Yes you get covered in mud, but this is a good thing - just Google image search the word “mud”. Yes it’s a winter sport, but I guarantee there is so much to concentrate on you won’t notice the cold. Your bike handling will improve no end - If you can circumnavigate a cyclocross course you can pretty much ride on anything. The camaraderie is fantastic - what begins as a field full of riders full of fear and trepidation soon turns in to a herd of riders bellowing hysterical laughter.

Riders tend to filter into groups of ability and offer each other words of encouragement to get through the farce that is a cyclocross course. Riding cyclocross makes you a better cyclist full stop.


“Bro, you rocked it”

Do I have to race?

Nope. There is a lot of talk about cyclocross racing, and it is the season for it, but a ton of fun can be had on a cyclocross bike without the need to pin a number on your back. The great thing about cyclocross bikes is that they are real ‘go anywhere’ machines. If you’re on the road and an interesting bit of off-roading presents itself you can go and explore.

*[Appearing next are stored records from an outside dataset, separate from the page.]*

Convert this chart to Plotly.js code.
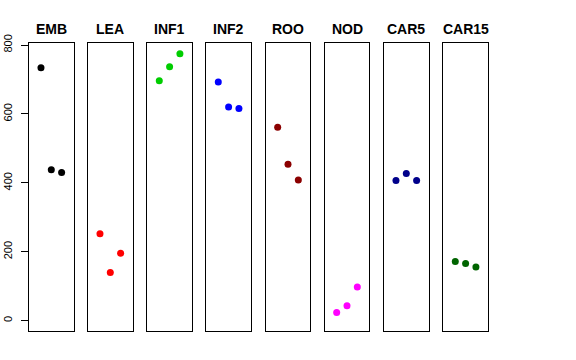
<!DOCTYPE html>
<html>
<head>
<meta charset="utf-8">
<script src="https://cdn.plot.ly/plotly-3.0.1.min.js"></script>
<style>html,body{margin:0;padding:0;background:#fff;}#chart{width:576px;height:360px;}</style>
</head>
<body>
<div id="chart"></div>
<script>
// Data
var categories = ["EMB", "LEA", "INF1", "INF2", "ROO", "NOD", "CAR5", "CAR15"];
var replicate = [1, 2, 3];
var valEMB   = [734, 438, 430];
var valLEA   = [252, 140, 196];
var valINF1  = [696, 737, 775];
var valINF2  = [693, 620, 616];
var valROO   = [561, 454, 408];
var valNOD   = [24, 43, 98];
var valCAR5  = [407, 427, 407];
var valCAR15 = [172, 166, 156];
var seriesValues = [valEMB, valLEA, valINF1, valINF2, valROO, valNOD, valCAR5, valCAR15];
var colors = ["#000000", "#FF0000", "#00CD00", "#0000FF", "#8B0000", "#FF00FF", "#00008B", "#006400"];
var yTickVals = [0, 200, 400, 600, 800];

var W = 576, H = 360;
var panelLeft = [29, 88, 147.3, 206.3, 265.7, 324.7, 384, 443.3];
var panelWidth = 44.6;
var yTop = 43.3, yBottom = 331;

var data = [];
var layout = {
  width: W, height: H,
  margin: {l: 0, r: 0, t: 0, b: 0},
  paper_bgcolor: "#fff", plot_bgcolor: "#fff",
  showlegend: false,
  font: {family: "Liberation Sans, Arial, sans-serif", color: "#000"},
  annotations: []
};

for (var i = 0; i < categories.length; i++) {
  var sfx = i === 0 ? "" : String(i + 1);
  data.push({
    type: "scatter", mode: "markers",
    x: replicate, y: seriesValues[i],
    xaxis: "x" + sfx, yaxis: "y" + sfx,
    marker: {color: colors[i], size: 7},
    hoverinfo: "skip"
  });
  layout["xaxis" + sfx] = {
    domain: [panelLeft[i] / W, (panelLeft[i] + panelWidth) / W],
    range: [-0.16, 4.16],
    anchor: "y" + sfx,
    showgrid: false, zeroline: false, showticklabels: false, ticks: "",
    showline: true, mirror: true, linecolor: "#000", linewidth: 1
  };
  var ya = {
    domain: [1 - yBottom / H, 1 - yTop / H],
    range: [-30, 805],
    anchor: "x" + sfx,
    showgrid: false, zeroline: false,
    showline: true, mirror: true, linecolor: "#000", linewidth: 1
  };
  if (i === 0) {
    ya.tickvals = yTickVals;
    ya.ticktext = yTickVals.map(String);
    ya.ticks = "outside";
    ya.ticklen = 7;
    ya.tickcolor = "#000";
    ya.tickangle = -90;
    ya.ticklabelstandoff = 5;
    ya.tickfont = {size: 11, color: "#000"};
    ya.showticklabels = true;
  } else {
    ya.showticklabels = false;
    ya.ticks = "";
  }
  layout["yaxis" + sfx] = ya;
  layout.annotations.push({
    text: categories[i],
    xref: "x" + sfx + " domain", x: 0.5,
    yref: "paper", y: 1 - 29 / H,
    xanchor: "center", yanchor: "middle",
    showarrow: false,
    font: {size: 14, weight: "bold", color: "#000"}
  });
}

Plotly.newPlot("chart", data, layout, {staticPlot: true, displayModeBar: false});
</script>
</body>
</html>
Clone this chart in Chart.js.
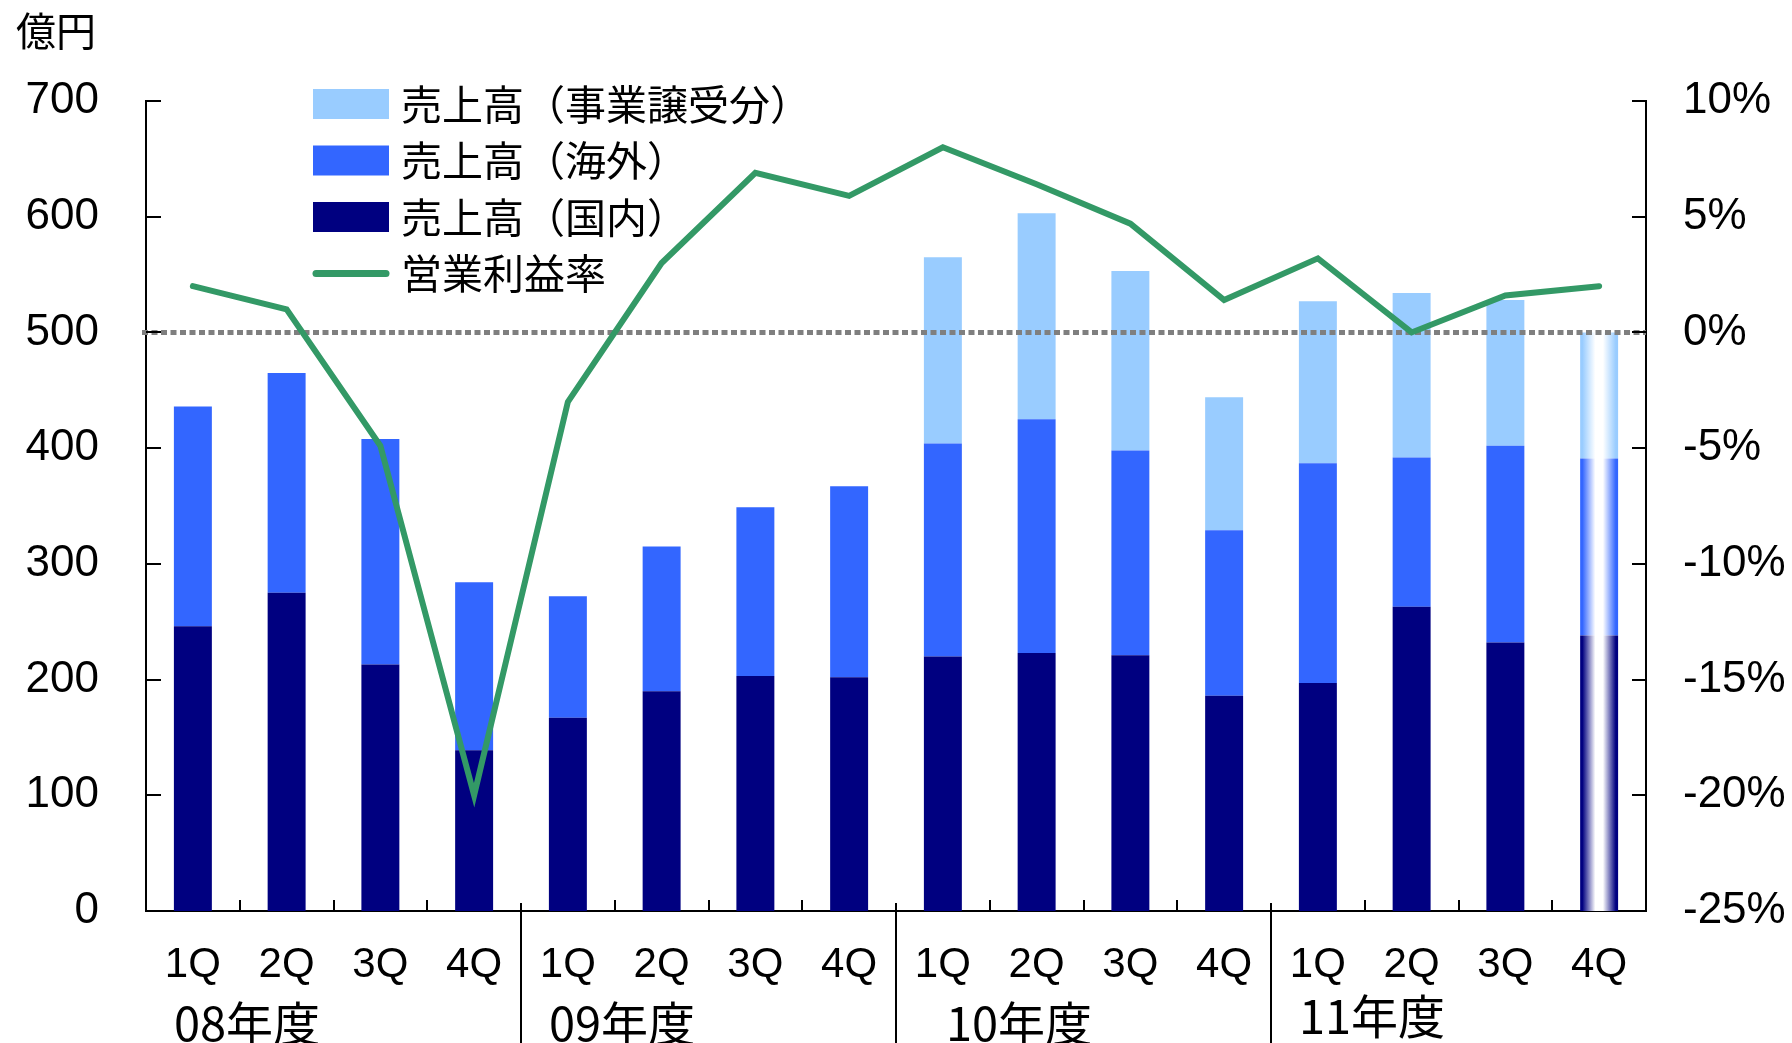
<!DOCTYPE html>
<html lang="ja">
<head>
<meta charset="utf-8">
<title>売上高と営業利益率</title>
<script src="https://cdn.jsdelivr.net/npm/chart.js@4/dist/chart.umd.min.js"></script>
<style>
  html, body { margin: 0; padding: 0; background: #fff; }
  #wrap { position: relative; width: 1792px; height: 1043px; }
</style>
</head>
<body>
<div id="wrap"><canvas id="salesChart"></canvas></div>
<script>
// quarters and fiscal years
const categories = ['1Q', '2Q', '3Q', '4Q', '1Q', '2Q', '3Q', '4Q',
                    '1Q', '2Q', '3Q', '4Q', '1Q', '2Q', '3Q', '4Q'];
const fiscalYears = ['08年度', '09年度', '10年度', '11年度'];

// sales, 億円
const salesDomestic = [246, 275, 213, 139, 167, 190, 203, 202, 220, 223, 221, 186, 197, 263, 232, 238];
const salesOverseas = [190, 190, 195, 145, 105, 125, 146, 165, 184, 202, 177, 143, 190, 129, 170, 153];
const salesAcquired = [null, null, null, null, null, null, null, null, 161, 178, 155, 115, 140, 142, 126, 109];

// operating margin, %
const opMargin = [2.0, 1.0, -4.9, -20.0, -3.0, 3.0, 6.9, 5.9, 8.0, 6.4, 4.7, 1.4, 3.2, 0.0, 1.6, 2.0];

// last quarter is a forecast (drawn with a faded fill)
const isForecast = [false, false, false, false, false, false, false, false,
                    false, false, false, false, false, false, false, true];

const yTicks = [0, 100, 200, 300, 400, 500, 600, 700];
const y1Ticks = [-25, -20, -15, -10, -5, 0, 5, 10];

const LATIN = '"Liberation Sans", Arial, sans-serif';
const JP = '"Noto Sans CJK JP", sans-serif';
const BAR_PCT = 0.405;

const barFill = (color) => (ctx) => {
    if (!isForecast[ctx.dataIndex]) return color;
    const chart = ctx.chart;
    const xs = chart.scales.x;
    if (!xs || !chart.chartArea) return color;
    const w = xs.width / categories.length * BAR_PCT;
    const cx = xs.getPixelForValue(ctx.dataIndex);
    const g = chart.ctx.createLinearGradient(cx - w / 2, 0, cx + w / 2, 0);
    g.addColorStop(0, color);
    g.addColorStop(0.06, color);
    g.addColorStop(0.4, '#ffffff');
    g.addColorStop(0.6, '#ffffff');
    g.addColorStop(0.94, color);
    g.addColorStop(1, color);
    return g;
};

// extra drawing: inward ticks, zero line, legend, unit and year labels
const decorations = {
    id: 'decorations',
    beforeDatasetDraw(chart, args) {
        if (args.meta.type !== 'line') return;
        const {ctx, chartArea} = chart;
        const y0 = chart.scales.y1.getPixelForValue(0);
        ctx.save();
        ctx.strokeStyle = '#7f7f7f';
        ctx.lineWidth = 5;
        ctx.setLineDash([6, 3.5]);
        ctx.beginPath();
        ctx.moveTo(chartArea.left - 4, y0);
        ctx.lineTo(chartArea.right, y0);
        ctx.stroke();
        ctx.restore();
    },
    afterDraw(chart) {
        const {ctx, chartArea} = chart;
        const xs = chart.scales.x, ys = chart.scales.y, ys1 = chart.scales.y1;
        const cw = xs.width / categories.length;
        ctx.save();
        ctx.strokeStyle = '#000';
        ctx.lineWidth = 2;
        ctx.beginPath();
        yTicks.forEach(v => {
            const p = Math.round(ys.getPixelForValue(v));
            ctx.moveTo(chartArea.left, p);
            ctx.lineTo(chartArea.left + 15, p);
        });
        y1Ticks.forEach(v => {
            const p = Math.round(ys1.getPixelForValue(v));
            ctx.moveTo(chartArea.right, p);
            ctx.lineTo(chartArea.right - 14, p);
        });
        for (let i = 1; i < categories.length; i++) {
            const p = Math.round(xs.getPixelForValue(i) - cw / 2);
            if (i % 4 === 0) {
                ctx.moveTo(p, chartArea.bottom - 8);
                ctx.lineTo(p, chart.height);
            } else {
                ctx.moveTo(p, chartArea.bottom);
                ctx.lineTo(p, chartArea.bottom - 11);
            }
        }
        ctx.stroke();

        // unit
        ctx.fillStyle = '#000';
        ctx.textBaseline = 'middle';
        ctx.textAlign = 'left';
        ctx.font = '40px ' + JP;
        ctx.fillText('億円', 16, 31);

        // fiscal years
        const nudge = [[0, 0], [0, 0], [22, 0], [0, -7]];
        ctx.font = '47px ' + JP;
        fiscalYears.forEach((fy, k) => {
            const left = xs.getPixelForValue(k * 4) - cw * BAR_PCT / 2;
            ctx.fillText(fy, left + nudge[k][0], 1023 + nudge[k][1]);
        });

        // legend
        const order = [2, 1, 0, 3];
        const lx = chartArea.left + 167, rowH = 56.5;
        ctx.font = '41px ' + JP;
        order.forEach((di, r) => {
            const ds = chart.data.datasets[di];
            const cy = chartArea.top + 3 + r * rowH;
            if (ds.type === 'line') {
                ctx.strokeStyle = ds.borderColor;
                ctx.lineWidth = 7;
                ctx.lineCap = 'round';
                ctx.beginPath();
                ctx.moveTo(lx + 3, cy);
                ctx.lineTo(lx + 73, cy);
                ctx.stroke();
            } else {
                ctx.fillStyle = ds.swatch;
                ctx.fillRect(lx, cy - 15, 76, 30);
            }
            ctx.fillStyle = '#000';
            ctx.fillText(ds.label, lx + 88, cy);
        });
        ctx.restore();
    }
};

const ctx = document.getElementById('salesChart').getContext('2d');
new Chart(ctx, {
    type: 'bar',
    data: {
        labels: categories,
        datasets: [
            {
                label: '売上高（国内）',
                data: salesDomestic,
                swatch: '#000080',
                backgroundColor: barFill('#000080'),
                order: 1,
            },
            {
                label: '売上高（海外）',
                data: salesOverseas,
                swatch: '#3366ff',
                backgroundColor: barFill('#3366ff'),
                order: 1,
            },
            {
                label: '売上高（事業譲受分）',
                data: salesAcquired,
                swatch: '#99ccff',
                backgroundColor: barFill('#99ccff'),
                order: 1,
            },
            {
                type: 'line',
                label: '営業利益率',
                data: opMargin,
                yAxisID: 'y1',
                borderColor: '#339966',
                borderWidth: 6,
                pointRadius: 0,
                tension: 0,
                borderCapStyle: 'round',
                order: 0,
            },
        ],
    },
    options: {
        responsive: true,
        maintainAspectRatio: false,
        animation: false,
        categoryPercentage: 1,
        barPercentage: BAR_PCT,
        layout: { padding: { top: 101, left: 0, right: 0, bottom: 0 } },
        plugins: {
            legend: { display: false },
            tooltip: { enabled: false },
        },
        scales: {
            x: {
                stacked: true,
                grid: { display: false, drawTicks: false },
                border: { display: true, color: '#000', width: 2 },
                ticks: {
                    color: '#000',
                    font: { size: 42, family: LATIN },
                    padding: 29,
                    maxRotation: 0,
                    autoSkip: false,
                },
                afterFit: (s) => { s.height = 132; },
            },
            y: {
                stacked: true,
                min: 0,
                max: 700,
                grid: { display: false, drawTicks: false },
                border: { display: true, color: '#000', width: 2 },
                ticks: {
                    stepSize: 100,
                    color: '#000',
                    font: { size: 44, family: LATIN },
                    padding: 47,
                },
                afterFit: (s) => { s.width = 146; },
            },
            y1: {
                position: 'right',
                min: -25,
                max: 10,
                grid: { display: false, drawTicks: false },
                border: { display: true, color: '#000', width: 2 },
                ticks: {
                    stepSize: 5,
                    color: '#000',
                    font: { size: 44, family: LATIN },
                    padding: 37,
                    callback: (v) => v + '%',
                },
                afterFit: (s) => { s.width = 146; },
            },
        },
    },
    plugins: [decorations],
});
</script>
</body>
</html>
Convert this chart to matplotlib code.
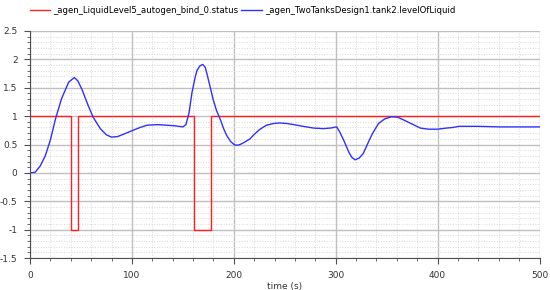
import matplotlib
matplotlib.use('Agg')
import matplotlib.pyplot as plt
from matplotlib.ticker import MultipleLocator

# ======= DATA ========
status_t = [0, 40, 47, 161, 178, 500]
status_v = [1, -1, 1, -1, 1, 1]

level_t = [0, 5, 10, 15, 20, 25, 31, 38, 43.5, 47, 51, 57, 62, 69, 75, 80, 86,
           93, 101, 108, 115, 125, 134, 142, 150, 153, 156, 159, 162, 164, 167,
           169.5, 172, 174, 177, 179.5, 183, 187, 190, 193, 197, 201, 205, 209.5,
           216, 219, 225, 232, 239, 245, 252, 259, 268, 278, 288, 295, 301,
           304, 308, 313, 316, 319, 323, 327, 331, 336, 342, 348, 355, 361,
           367, 375, 383, 391, 400, 409, 415, 421, 440, 461, 480, 500]
level_v = [0, 0.01, 0.12, 0.30, 0.58, 0.95, 1.31, 1.60, 1.68, 1.62, 1.47,
           1.19, 0.98, 0.78, 0.67, 0.63, 0.64, 0.69, 0.75, 0.80, 0.84, 0.85,
           0.84, 0.83, 0.81, 0.85, 1.05, 1.42, 1.68, 1.81, 1.89, 1.91, 1.86,
           1.72, 1.50, 1.31, 1.10, 0.93, 0.78, 0.66, 0.55, 0.49, 0.49, 0.53,
           0.60, 0.66, 0.76, 0.84, 0.87, 0.88, 0.87, 0.85, 0.82, 0.79, 0.78,
           0.79, 0.81, 0.72, 0.57, 0.36, 0.27, 0.23, 0.26, 0.34, 0.50, 0.69,
           0.87, 0.95, 0.99, 0.98, 0.93, 0.86, 0.79, 0.77, 0.77, 0.79, 0.80,
           0.82, 0.82, 0.81, 0.81, 0.81]

labels = ['_agen_LiquidLevel5_autogen_bind_0.status',
          '_agen_TwoTanksDesign1.tank2.levelOfLiquid']
# ======================

fig = plt.figure(figsize=(5.5, 2.9), dpi=100)
ax = fig.add_axes([30 / 550, 1 - 258 / 290, 509.5 / 550, 227 / 290])

l1, = ax.plot(status_t, status_v, color='#ff2020', lw=1, drawstyle='steps-post')
l2, = ax.plot(level_t, level_v, color='#3030ff', lw=1)

ax.set_xlim(0, 500)
ax.set_ylim(-1.5, 2.5)
ax.xaxis.set_major_locator(MultipleLocator(100))
ax.xaxis.set_minor_locator(MultipleLocator(20))
ax.yaxis.set_minor_locator(MultipleLocator(0.1))
ax.set_yticks([-1.5, -1, -0.5, 0, 0.5, 1, 1.5, 2, 2.5])
ax.set_yticklabels(['-1.5', '-1', '-0.5', '0', '0.5', '1', '1.5', '2', '2.5'])

ax.grid(which='major', color='#c0c0c0', lw=1, ls='-')
ax.grid(which='minor', color='#d8d8d8', lw=0.7, ls=':')
ax.set_axisbelow(True)

for s in ['top', 'right']:
    ax.spines[s].set_visible(False)
for s in ['left', 'bottom']:
    ax.spines[s].set_color('#505050')

ax.tick_params(which='major', length=4, width=0.8, color='#505050', labelsize=6.5,
               labelcolor='#333333', pad=5)
ax.tick_params(which='minor', length=2, width=0.6, color='#505050')

ax.set_xlabel('time (s)', fontsize=6.5, color='#333333', labelpad=2)

# legend across the top, outside the plot area
ax.legend([l1, l2], labels, loc='upper left', bbox_to_anchor=(27 / 550, 0.988),
          bbox_transform=fig.transFigure, ncol=2, frameon=False, fontsize=6.1,
          handlelength=2.4, handletextpad=0.35, columnspacing=0.4,
          borderaxespad=0, borderpad=0.3)

fig.savefig('out.png', dpi=100)
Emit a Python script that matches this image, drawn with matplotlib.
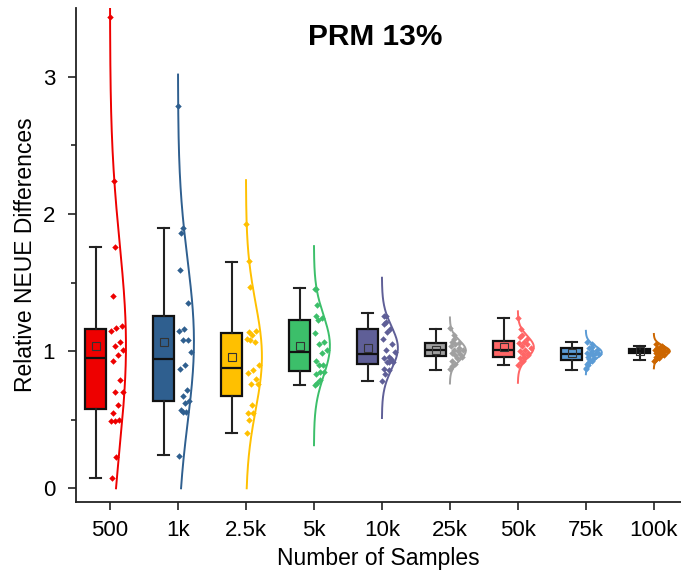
import numpy as np
import matplotlib.pyplot as plt

plt.rcParams['font.family'] = ['Liberation Sans', 'DejaVu Sans']

labels = ['500', '1k', '2.5k', '5k', '10k', '25k', '50k', '75k', '100k']
colors = ['#EE0000', '#2F5F8F', '#FFC000', '#3CBF6A', '#5F5F97',
          '#A0A0A0', '#FF6666', '#5B9BD5', '#CC6600']

# box statistics
q1 = [0.58, 0.64, 0.675, 0.854, 0.91, 0.963, 0.958, 0.934, 0.983]
med = [0.95, 0.945, 0.88, 0.995, 0.978, 1.007, 1.007, 0.978, 0.998]
q3 = [1.165, 1.255, 1.13, 1.23, 1.163, 1.056, 1.073, 1.02, 1.015]
whislo = [0.073, 0.24, 0.405, 0.75, 0.78, 0.866, 0.90, 0.866, 0.934]
whishi = [1.76, 1.895, 1.65, 1.458, 1.277, 1.165, 1.24, 1.068, 1.04]
means = [1.04, 1.07, 0.96, 1.04, 1.024, 1.005, 1.03, 0.99, 1.0]
curve_sd = [0.745, 0.59, 0.39, 0.22, 0.155, 0.073, 0.079, 0.048, 0.038]

# individual samples
pts_500 = [3.44, 2.24, 1.76, 1.40, 1.18, 1.17, 1.15, 1.07, 1.04, 1.01, 0.97,
           0.93, 0.79, 0.70, 0.70, 0.61, 0.55, 0.50, 0.49, 0.49, 0.23, 0.075]
pts_1k = [2.79, 1.90, 1.86, 1.59, 1.35, 1.16, 1.15, 1.08, 1.08, 0.995, 0.90,
          0.87, 0.72, 0.67, 0.64, 0.62, 0.57, 0.56, 0.56, 0.235]
pts_2k5 = [1.93, 1.66, 1.47, 1.14, 1.15, 1.12, 1.09, 1.07, 1.085, 0.90, 0.86,
           0.84, 0.80, 0.76, 0.757, 0.606, 0.55, 0.55, 0.50, 0.406]
pts_5k = [1.45, 1.45, 1.335, 1.26, 1.24, 1.23, 1.13, 1.07, 1.05, 1.007, 0.99,
          0.93, 0.90, 0.90, 0.85, 0.85, 0.83, 0.79, 0.77, 0.75]
pts_10k = [1.26, 1.255, 1.21, 1.20, 1.165, 1.14, 1.09, 1.05, 1.007, 0.995,
           0.954, 0.951, 0.94, 0.92, 0.92, 0.92, 0.87, 0.86, 0.83, 0.78]
pts_25k = [1.17, 1.12, 1.09, 1.07, 1.06, 1.05, 1.04, 1.02, 1.01, 1.01, 1.00,
           0.99, 0.98, 0.97, 0.96, 0.95, 0.93, 0.91, 0.89, 0.87]
pts_50k = [1.24, 1.16, 1.12, 1.10, 1.09, 1.07, 1.06, 1.05, 1.04, 1.02, 1.01,
           1.00, 0.99, 0.98, 0.97, 0.96, 0.95, 0.93, 0.92, 0.90]
pts_75k = [1.07, 1.05, 1.03, 1.02, 1.01, 1.00, 0.99, 0.99, 0.98, 0.98, 0.97,
           0.96, 0.95, 0.94, 0.93, 0.92, 0.91, 0.90, 0.88, 0.87]
pts_100k = [1.05, 1.04, 1.03, 1.02, 1.02, 1.01, 1.01, 1.00, 1.00, 1.00, 0.99,
            0.99, 0.98, 0.98, 0.97, 0.96, 0.96, 0.95, 0.94, 0.93]
points = [pts_500, pts_1k, pts_2k5, pts_5k, pts_10k, pts_25k, pts_50k,
          pts_75k, pts_100k]

fig = plt.figure(figsize=(6.81, 5.74), dpi=100)
ax = fig.add_axes([0.1116, 0.1254, 0.8884, 0.8601])

pos = np.arange(len(labels))
box_shift = -0.21
amp = 0.235

stats = []
for i in range(len(labels)):
    stats.append(dict(med=med[i], q1=q1[i], q3=q3[i], whislo=whislo[i],
                      whishi=whishi[i], mean=means[i], fliers=[]))

bp = ax.bxp(stats, positions=pos + box_shift, widths=0.31, capwidths=0.17,
            patch_artist=True, showmeans=True, showfliers=False,
            manage_ticks=False,
            boxprops=dict(edgecolor='#111111', linewidth=1.6),
            medianprops=dict(color='#111111', linewidth=1.6),
            whiskerprops=dict(color='#222222', linewidth=1.5),
            capprops=dict(color='#222222', linewidth=1.5),
            meanprops=dict(marker='s', markersize=5.5, markerfacecolor='none',
                           markeredgecolor='#333333', markeredgewidth=0.8))
for patch, c in zip(bp['boxes'], colors):
    patch.set_facecolor(c)

for i, c in enumerate(colors):
    m, sd = means[i], curve_sd[i]
    yy = np.linspace(max(0.0, m - 3.3 * sd), m + 3.3 * sd, 200)
    ax.plot(pos[i] + amp * np.exp(-0.5 * ((yy - m) / sd) ** 2), yy,
            color=c, lw=1.4, zorder=3)
    y = np.array(points[i])
    frac = 0.08 + 0.85 * ((np.arange(len(y)) * 0.618 + 0.3) % 1.0)
    x = pos[i] + frac * amp * np.exp(-0.5 * ((y - m) / sd) ** 2)
    ax.plot(x, y, 'D', color=c, ms=3.3, mew=0, zorder=4)

ax.set_xlim(-0.5, 8.4)
ax.set_ylim(-0.1, 3.5)
ax.set_xticks(pos, labels)
ax.set_yticks([0, 1, 2, 3])
ax.set_yticks([0.5, 1.5, 2.5], minor=True)
ax.tick_params(which='major', direction='out', length=6, width=1.2,
               labelsize=16, pad=7, color='#222222')
ax.tick_params(axis='y', which='minor', direction='out', length=3.5, width=1.2,
               color='#222222')
ax.tick_params(axis='y', which='major', pad=9)
for side in ['top', 'right']:
    ax.spines[side].set_visible(False)
for side in ['left', 'bottom']:
    ax.spines[side].set_linewidth(1.3)
    ax.spines[side].set_color('#222222')

ax.set_xlabel('Number of Samples', fontsize=16.5, labelpad=4)
ax.set_ylabel('Relative NEUE Differences', fontsize=16.5, labelpad=4)
ax.text(0.494, 0.926, 'PRM 13%', transform=ax.transAxes, ha='center',
        va='baseline', fontsize=21.5, fontweight='bold')

fig.savefig('out.png', dpi=100)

Plus when you get back on the road you’ve got near road bike ability in terms on speed and efficiency. They also make fantastic touring bikes (provided you go aluminium and not carbon), with pannier mounts and typically more relaxed geometry than a road bike for adventures that last longer than a day.

If you’ve got a cyclocross bike in your armoury then you’ll without a doubt increase your miles all year round, just because of where and when you can ride. In fact it may just make a couple of bikes in the shed redundant. It’s a bike that can be used in any season, but in the winter months it will give you hours of joy.